OK. I take it back. We will build the appropriate (interlocked) hardware and
make sure there is plenty of noise on the run frequency when tuning
elsewhere. This is automatic in other contest programs, and CT can be
trained to do the same thing.
Exactly *once* In 39 years of contesting I have deliberately sat on a
smaller station to take his frequency. I was the 40 meter SSB op at KC1XX
one night when I ran across KQ2M CQ'ing split. I thought it would be
entertaining to see how Bob would handle a frequency fight with split
receive frequencies. Bob is well known as a premier frequency fighter who
subscribes to the "scorched earth" policy, meaning "if I can't have it, I'll
burn it to the ground."
The answer was immediate and obvious. He dropped down into the European
phone band and screamed at me on my receive frequency for 20 minutes until I
went away.
Bob, I apologize, it was a bad experiment gone wrong.

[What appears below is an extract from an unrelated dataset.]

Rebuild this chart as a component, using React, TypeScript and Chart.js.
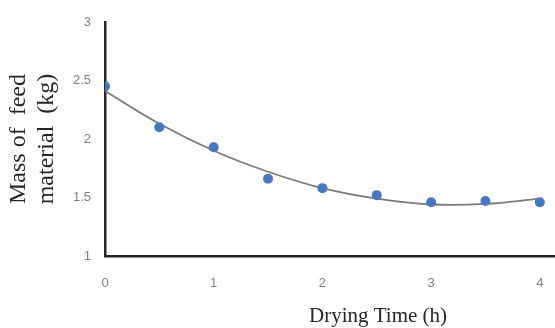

So, how does one find a frequency on a crowded band? Most of us squeeze
between two hard-to-hear W's. If you are loud, you get answers and their
rate drops. Pretty soon you have a double wide channel! So, if you are "in
between," it's fair, if you are "on top of," it's not. Beats me.
How about tuning across your old friend Bill on 15 and offering to trade for
the band edge you are holding on 20? You didn't steal anything, but the
single op police will probably pop a vessel.
Maybe two or three hundred YCCCers could "happen" to line up every 2.0 kHz
on twenty, fifteen and ten, and "happen" to swap frequencies every hour. Now
*that* would make CQ-Contest hum for years!
Fortunately, this is all academic for me. I don't know the phone, and on CW
the problem is minor at worst.
Remember, it's only a hobby.
K1 Easy Able
-----Original Message-----
From: owner-cq-contest@contesting.com
[mailto:owner-cq-contest@contesting.com] On Behalf Of Kurszewski Chad-WCK005
Sent: Tuesday, March 06, 2001 1:27 PM
To: cq-contest@contesting.com
Subject: RE: [CQ-Contest] Reply to SO2R comments...
> There are not enough channels and there are no "frequency rights." There
is
> almost always someone on every frequency, whether you can hear them of
not.
> Pick a frequency for best rate. If K3LR or K1AR is also on that channel
(or
> just shows up), your rate may not be optimized. The good op knows when to
> fight and when to fold, it's part of the game.
>
Well, being from the Midwest, one can rarely compete into
Europe with the W1 big guns if they wish to ensue a
frequency battle.
Now that I fly out to the East Coast to contest from a
large station (albeit not W1), I see I need to learn this
East Coast tactic. Pick any frequency that I believe I can
run off some other smaller station. Because, as part of the
contest 'battle', if I believe I can achieve optimum rate by
doing so, it makes it okay.
It will take me a while to get used to that one.